Aleksandra Bzdzikot




Painting flowers

With all this warm weather and sunshine it is a wonderful time to catch some floral energy and reflect it in a painting. 

It's already June and the nature is fully blooming and preparing for the summer. At this time I go and photograph flowers and colorful landscapes, sunrises and sunsets, calms and storms.


Painting flowers is a gem among still life themes. Although flowers fall within the category of still life they are, in fact, very alive and vibrant. That's why it is so worth to use their beauty and energizing colours and transfer it to make an artwork. 



For those of you who are not sure what 'still life' means here's a short recap from the art history:

What is still life? 

Still life is a painting featuring an arrangement of everyday objects (natural and manufactured) like flowers, fruits, books or food. These objects don't move. A painter usually paints a scene with a bottle of wine, fruits and a dead fish. This is just an example. Many well known and recognized painters painted still life and it became a genre of its own in 16th century. In the next century, it reached its heights in 17th century Holland. I am sure you remember Flemish or Dutch paintings of flowers on a dark, usually black background. 


My paintings of flowers are strongly influcenced by 17th century Flemish paintings. I often use the black backgroud, because I think it brings out the colours of the flowers even more. It makes them stand out and gives the whole painting a touch of elegance. 



This painting "The midnight bloom" was exhibited at New York Contemporary Art Fairs "Art Expo" in April 2017. 

The floral texture depends on the way each separate flower is painted - take a look and you will notice that peonies in pink-red-white are painted with different strokes of the brush than the small yellowish flowers.


I would like to share with you some useful tips on how to paint flowers in a dynamic way. 



If you take rose and sunflower you notice that they are of a different shape. Composition is a process of taking several basic elements and arranging them into a unified, visually pleasant motif.

All forms in nature can be reduced to a few basic shapes - a circle, oval, square or triangle. A tulip seen on the above painting can have a form of an oval - when it's buds are not fully opened whereas small blue flowers of hyacinth are based more on trangles. 



Your entire painting will be affected by the background colour. 

A warm background pushes cool colours forward. The contrary happens with a cool background: it pushes warm colours forward. 

Let's take an example: if you are planning to paint a yellow sunflower it will stand out more on a blue background. 



I am sure many of you use different techniques for flower painting. It can be acrylic, oil or watercolour. I usually use oil with a bit of acrylic. Why oil?

I think oil helps me best to 'sculpt' the flowers and gives them a rich texture and coloring. 


                                                                                     "Lover of life" - oil on cardboard


"Flower composition" - oil on cardboard


Flowers are associated with the feminine.

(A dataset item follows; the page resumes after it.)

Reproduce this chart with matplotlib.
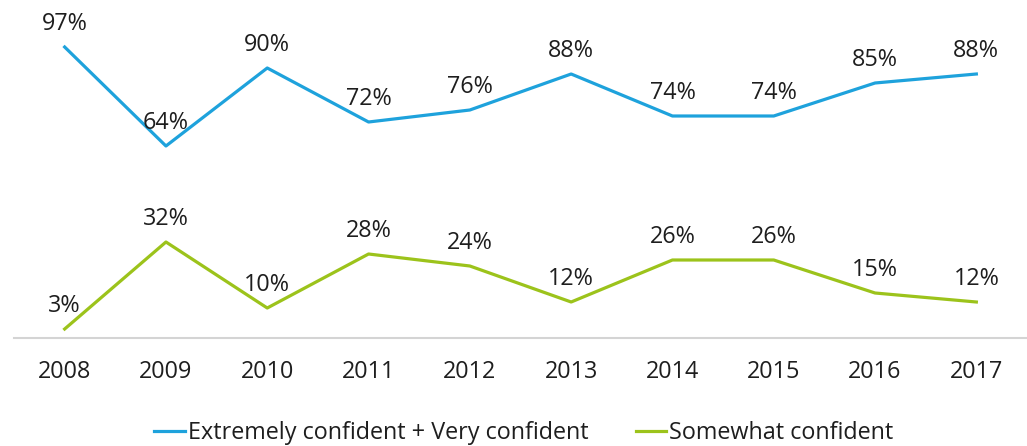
import matplotlib
matplotlib.use("Agg")
import matplotlib.pyplot as plt

plt.rcParams["font.family"] = ["Open Sans", "DejaVu Sans"]

years = ["2008", "2009", "2010", "2011", "2012", "2013", "2014", "2015", "2016", "2017"]
very_confident = [97, 64, 90, 72, 76, 88, 74, 74, 85, 88]
somewhat_confident = [3, 32, 10, 28, 24, 12, 26, 26, 15, 12]

BLUE = "#1ea2dc"
GREEN = "#9cc31b"
TXT = "#1e1e1e"
FS = 16.8

fig = plt.figure(figsize=(10.27, 4.46), dpi=100)
ax = fig.add_axes([14 / 1027, (446 - 338) / 446, 1013 / 1027, 338 / 446])

x = list(range(len(years)))
ax.plot(x, very_confident, color=BLUE, lw=2.3, label="Extremely confident + Very confident")
ax.plot(x, somewhat_confident, color=GREEN, lw=2.3, label="Somewhat confident")

for xs, ys in [(x, very_confident), (x, somewhat_confident)]:
    for xi, yi in zip(xs, ys):
        ax.annotate(f"{yi}%", (xi, yi), xytext=(0, 12.2), textcoords="offset points",
                    ha="center", va="baseline", fontsize=FS, color=TXT)

ax.set_xlim(-0.5, len(years) - 0.5)
ax.set_ylim(0, 338 / 3)
ax.set_xticks(x)
ax.set_xticklabels(years, fontsize=FS, color=TXT)
ax.tick_params(axis="x", length=0, pad=16)
ax.set_yticks([])
for s in ["top", "right", "left"]:
    ax.spines[s].set_visible(False)
ax.spines["bottom"].set_color("#d4d4d4")
ax.spines["bottom"].set_linewidth(1.5)

fig.legend(loc="center", bbox_to_anchor=(524 / 1027, 1 - 433 / 446), ncol=2, frameon=False,
           fontsize=FS, handlelength=1.3, handletextpad=0.15, columnspacing=2.0,
           labelcolor=TXT)

fig.savefig("out.png", dpi=100)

Quite surprisingly, paintings of flowers have almost exclusively been created by male artists. Still, painting flowers is a classic subject with a history much longer than the 17th century or even reneissance. 

Flowers are sensual, of magical smell and delicate touch. No wonder that they resemble women in many ways. Their erotic lines, richness of colours, shapes and sizes are straightforward allusions to feminine body forms. In fact, a woman's body is the part of the world of nature just like a flower.


We are flowers, dear ladies. We bloom and give life and beauty to this world every day.